_What you have to do_: From the listing that follows, reproduce only the lines from the one holding "Clone this diagram in TikZ." through the one holding "(0,0) rectangle (1201,458);", both included, with no pictures.

━━ Supplied data ━━

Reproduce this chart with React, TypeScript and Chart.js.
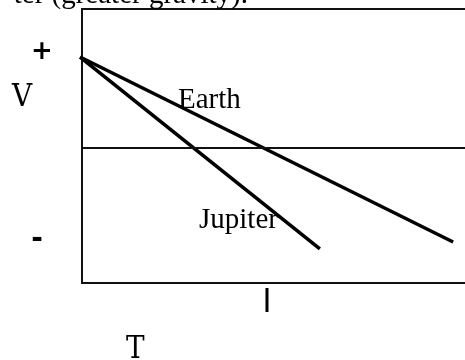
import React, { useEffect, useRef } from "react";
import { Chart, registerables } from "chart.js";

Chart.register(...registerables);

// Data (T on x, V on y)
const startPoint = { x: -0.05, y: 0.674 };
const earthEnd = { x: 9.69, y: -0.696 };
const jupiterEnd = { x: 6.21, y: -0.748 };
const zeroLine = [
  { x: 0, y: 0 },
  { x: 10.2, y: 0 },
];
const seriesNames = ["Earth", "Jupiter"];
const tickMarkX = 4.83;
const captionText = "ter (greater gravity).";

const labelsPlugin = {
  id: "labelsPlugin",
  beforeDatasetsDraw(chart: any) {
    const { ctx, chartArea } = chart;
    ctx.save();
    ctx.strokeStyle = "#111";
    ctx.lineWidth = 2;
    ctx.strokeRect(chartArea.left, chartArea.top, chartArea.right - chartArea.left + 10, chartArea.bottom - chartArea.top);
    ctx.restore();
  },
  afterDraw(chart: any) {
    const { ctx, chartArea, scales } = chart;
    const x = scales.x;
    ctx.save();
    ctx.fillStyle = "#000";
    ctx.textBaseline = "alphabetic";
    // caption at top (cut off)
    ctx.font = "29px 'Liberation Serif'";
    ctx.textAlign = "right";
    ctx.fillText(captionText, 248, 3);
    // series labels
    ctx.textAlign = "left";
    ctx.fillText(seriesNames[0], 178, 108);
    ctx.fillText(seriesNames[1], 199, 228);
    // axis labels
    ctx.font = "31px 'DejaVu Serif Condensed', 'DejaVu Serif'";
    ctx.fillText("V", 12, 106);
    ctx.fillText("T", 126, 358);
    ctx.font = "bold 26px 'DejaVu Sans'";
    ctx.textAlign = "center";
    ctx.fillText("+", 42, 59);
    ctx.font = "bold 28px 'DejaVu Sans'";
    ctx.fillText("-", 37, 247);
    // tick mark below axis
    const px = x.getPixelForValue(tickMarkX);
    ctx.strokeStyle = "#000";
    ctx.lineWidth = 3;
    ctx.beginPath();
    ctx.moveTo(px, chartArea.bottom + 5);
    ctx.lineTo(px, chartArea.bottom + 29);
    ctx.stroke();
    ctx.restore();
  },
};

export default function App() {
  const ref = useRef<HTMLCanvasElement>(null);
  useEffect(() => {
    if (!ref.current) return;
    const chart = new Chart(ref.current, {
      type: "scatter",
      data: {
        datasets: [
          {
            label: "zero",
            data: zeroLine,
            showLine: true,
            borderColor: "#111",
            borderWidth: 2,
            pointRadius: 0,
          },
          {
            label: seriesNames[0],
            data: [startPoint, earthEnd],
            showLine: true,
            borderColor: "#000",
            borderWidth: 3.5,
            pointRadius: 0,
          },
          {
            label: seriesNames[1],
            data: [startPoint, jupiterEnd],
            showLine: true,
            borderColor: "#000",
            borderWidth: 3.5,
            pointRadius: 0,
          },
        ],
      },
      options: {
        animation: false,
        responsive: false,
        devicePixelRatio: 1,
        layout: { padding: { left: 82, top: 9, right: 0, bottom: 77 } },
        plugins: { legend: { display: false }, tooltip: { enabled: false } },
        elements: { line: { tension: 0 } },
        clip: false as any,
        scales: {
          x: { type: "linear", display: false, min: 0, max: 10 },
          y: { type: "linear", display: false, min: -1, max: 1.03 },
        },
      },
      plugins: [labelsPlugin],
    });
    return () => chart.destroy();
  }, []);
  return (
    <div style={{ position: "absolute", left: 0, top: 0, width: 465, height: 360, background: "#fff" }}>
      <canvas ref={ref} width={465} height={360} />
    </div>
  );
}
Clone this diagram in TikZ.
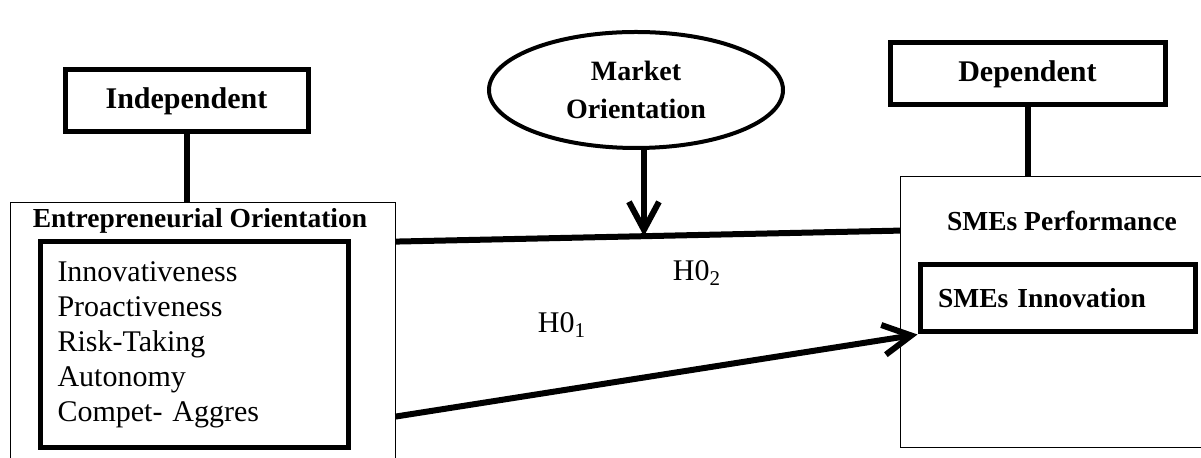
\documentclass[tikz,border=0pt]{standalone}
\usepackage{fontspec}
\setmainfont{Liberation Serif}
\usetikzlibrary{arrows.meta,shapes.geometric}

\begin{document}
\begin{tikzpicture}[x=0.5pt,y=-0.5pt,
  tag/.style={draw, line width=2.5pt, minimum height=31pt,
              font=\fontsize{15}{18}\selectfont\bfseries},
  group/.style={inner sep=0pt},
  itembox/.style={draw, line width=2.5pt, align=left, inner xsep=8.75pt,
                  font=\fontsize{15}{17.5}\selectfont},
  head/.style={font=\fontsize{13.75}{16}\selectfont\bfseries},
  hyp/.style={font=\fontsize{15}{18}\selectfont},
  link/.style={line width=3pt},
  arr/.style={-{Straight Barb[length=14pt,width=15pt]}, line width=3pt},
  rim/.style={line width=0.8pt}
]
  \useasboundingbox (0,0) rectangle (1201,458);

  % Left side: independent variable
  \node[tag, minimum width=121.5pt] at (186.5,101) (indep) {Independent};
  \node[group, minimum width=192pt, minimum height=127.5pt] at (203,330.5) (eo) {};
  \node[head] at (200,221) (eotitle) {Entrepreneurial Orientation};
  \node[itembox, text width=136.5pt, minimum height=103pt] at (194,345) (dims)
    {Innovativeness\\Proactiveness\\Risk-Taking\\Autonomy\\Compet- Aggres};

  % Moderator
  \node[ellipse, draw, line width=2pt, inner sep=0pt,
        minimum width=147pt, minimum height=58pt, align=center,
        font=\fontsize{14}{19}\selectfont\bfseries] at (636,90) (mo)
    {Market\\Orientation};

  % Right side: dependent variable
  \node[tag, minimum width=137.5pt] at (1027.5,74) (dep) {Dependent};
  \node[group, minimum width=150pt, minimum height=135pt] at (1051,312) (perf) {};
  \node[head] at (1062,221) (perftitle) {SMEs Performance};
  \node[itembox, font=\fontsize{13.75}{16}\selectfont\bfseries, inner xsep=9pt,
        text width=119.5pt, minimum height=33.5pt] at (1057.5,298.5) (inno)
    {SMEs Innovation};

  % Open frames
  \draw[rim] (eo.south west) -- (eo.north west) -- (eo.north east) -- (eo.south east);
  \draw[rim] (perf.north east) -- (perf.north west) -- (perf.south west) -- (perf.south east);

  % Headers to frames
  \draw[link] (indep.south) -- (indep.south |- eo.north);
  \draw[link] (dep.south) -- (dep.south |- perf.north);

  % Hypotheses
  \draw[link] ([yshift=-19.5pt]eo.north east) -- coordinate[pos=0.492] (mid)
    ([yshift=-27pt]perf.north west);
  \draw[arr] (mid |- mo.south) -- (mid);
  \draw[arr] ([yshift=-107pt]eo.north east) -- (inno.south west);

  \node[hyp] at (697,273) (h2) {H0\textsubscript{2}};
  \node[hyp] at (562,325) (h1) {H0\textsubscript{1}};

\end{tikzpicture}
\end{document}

━━━

_Solution to the problem_:
Clone this diagram in TikZ.
\documentclass[tikz,border=0pt]{standalone}
\usepackage{fontspec}
\setmainfont{Liberation Serif}
\usetikzlibrary{arrows.meta,shapes.geometric}

\begin{document}
\begin{tikzpicture}[x=0.5pt,y=-0.5pt,
  tag/.style={draw, line width=2.5pt, minimum height=31pt,
              font=\fontsize{15}{18}\selectfont\bfseries},
  group/.style={inner sep=0pt},
  itembox/.style={draw, line width=2.5pt, align=left, inner xsep=8.75pt,
                  font=\fontsize{15}{17.5}\selectfont},
  head/.style={font=\fontsize{13.75}{16}\selectfont\bfseries},
  hyp/.style={font=\fontsize{15}{18}\selectfont},
  link/.style={line width=3pt},
  arr/.style={-{Straight Barb[length=14pt,width=15pt]}, line width=3pt},
  rim/.style={line width=0.8pt}
]
  \useasboundingbox (0,0) rectangle (1201,458);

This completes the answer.